(The exercise):
Among the entries below, copy only the span from the line containing "Give me the" through the line containing "const font = 'Lato, sans-serif';". Do so exactly, and skip the pictures.

(Records shown):
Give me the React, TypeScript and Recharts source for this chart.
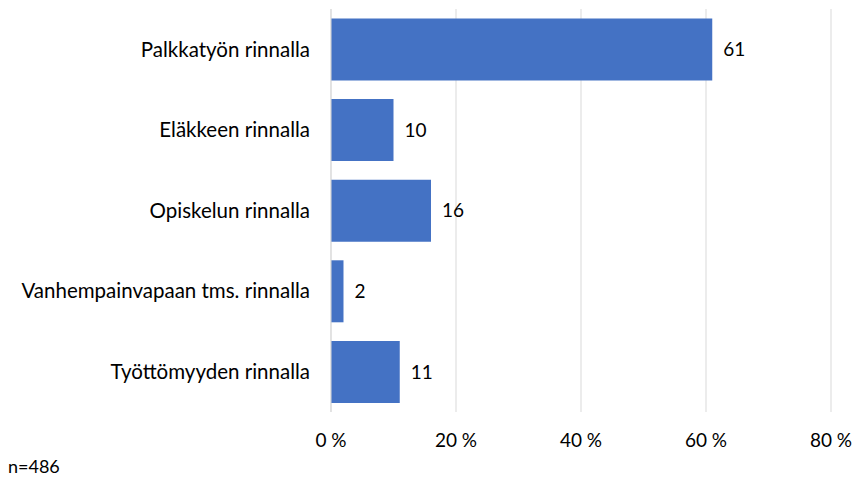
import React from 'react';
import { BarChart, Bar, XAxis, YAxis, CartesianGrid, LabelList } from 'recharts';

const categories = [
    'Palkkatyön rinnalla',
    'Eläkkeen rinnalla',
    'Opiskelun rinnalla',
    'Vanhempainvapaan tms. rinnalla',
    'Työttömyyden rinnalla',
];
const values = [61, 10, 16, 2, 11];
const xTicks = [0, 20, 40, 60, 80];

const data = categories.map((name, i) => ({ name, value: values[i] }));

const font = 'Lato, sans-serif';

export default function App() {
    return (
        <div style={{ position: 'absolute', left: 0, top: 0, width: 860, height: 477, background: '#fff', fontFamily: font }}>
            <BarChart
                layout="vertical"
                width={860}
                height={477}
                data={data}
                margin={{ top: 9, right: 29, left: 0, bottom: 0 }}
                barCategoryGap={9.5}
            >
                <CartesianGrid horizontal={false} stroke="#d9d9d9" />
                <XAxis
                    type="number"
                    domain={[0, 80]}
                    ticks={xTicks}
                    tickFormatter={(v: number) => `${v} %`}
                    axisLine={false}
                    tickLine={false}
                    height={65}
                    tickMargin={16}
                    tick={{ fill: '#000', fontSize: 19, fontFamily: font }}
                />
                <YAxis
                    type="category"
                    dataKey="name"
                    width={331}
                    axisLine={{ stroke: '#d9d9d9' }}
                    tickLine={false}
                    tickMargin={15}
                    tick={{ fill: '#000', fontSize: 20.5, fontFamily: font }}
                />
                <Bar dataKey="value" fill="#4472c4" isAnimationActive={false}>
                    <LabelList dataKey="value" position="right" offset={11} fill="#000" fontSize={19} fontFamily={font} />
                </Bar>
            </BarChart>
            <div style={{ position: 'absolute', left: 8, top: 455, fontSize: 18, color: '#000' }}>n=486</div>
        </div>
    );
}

---

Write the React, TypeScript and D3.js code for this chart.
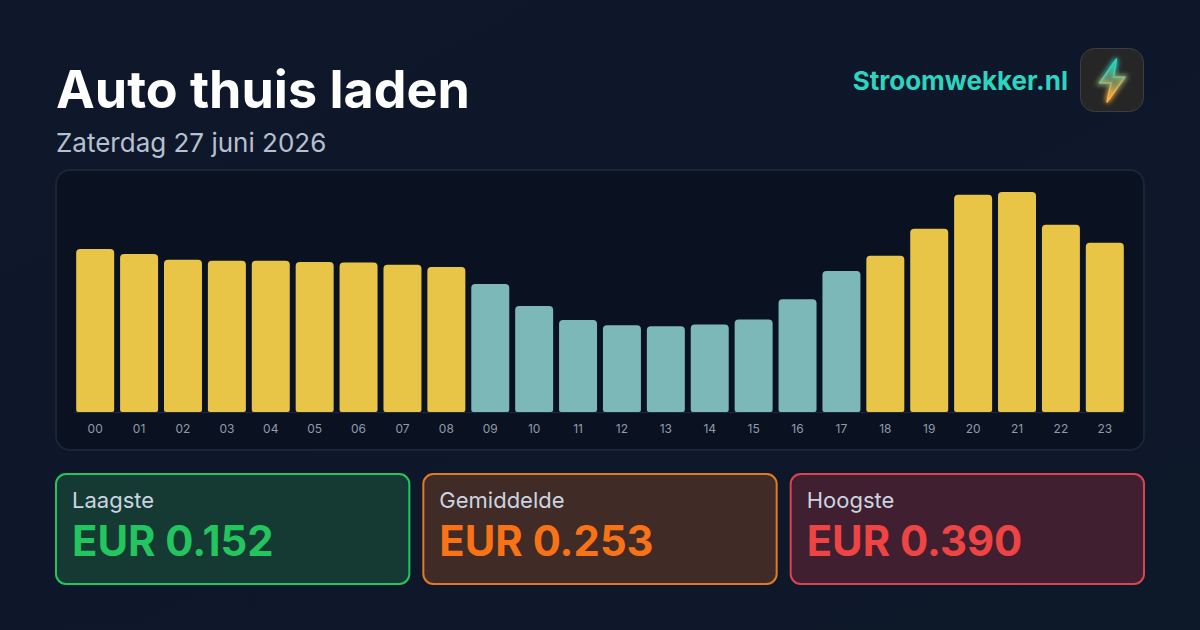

(Task answer):
Give me the React, TypeScript and Recharts source for this chart.
import React from 'react';
import { BarChart, Bar, XAxis, YAxis, CartesianGrid, LabelList } from 'recharts';

const categories = [
    'Palkkatyön rinnalla',
    'Eläkkeen rinnalla',
    'Opiskelun rinnalla',
    'Vanhempainvapaan tms. rinnalla',
    'Työttömyyden rinnalla',
];
const values = [61, 10, 16, 2, 11];
const xTicks = [0, 20, 40, 60, 80];

const data = categories.map((name, i) => ({ name, value: values[i] }));

const font = 'Lato, sans-serif';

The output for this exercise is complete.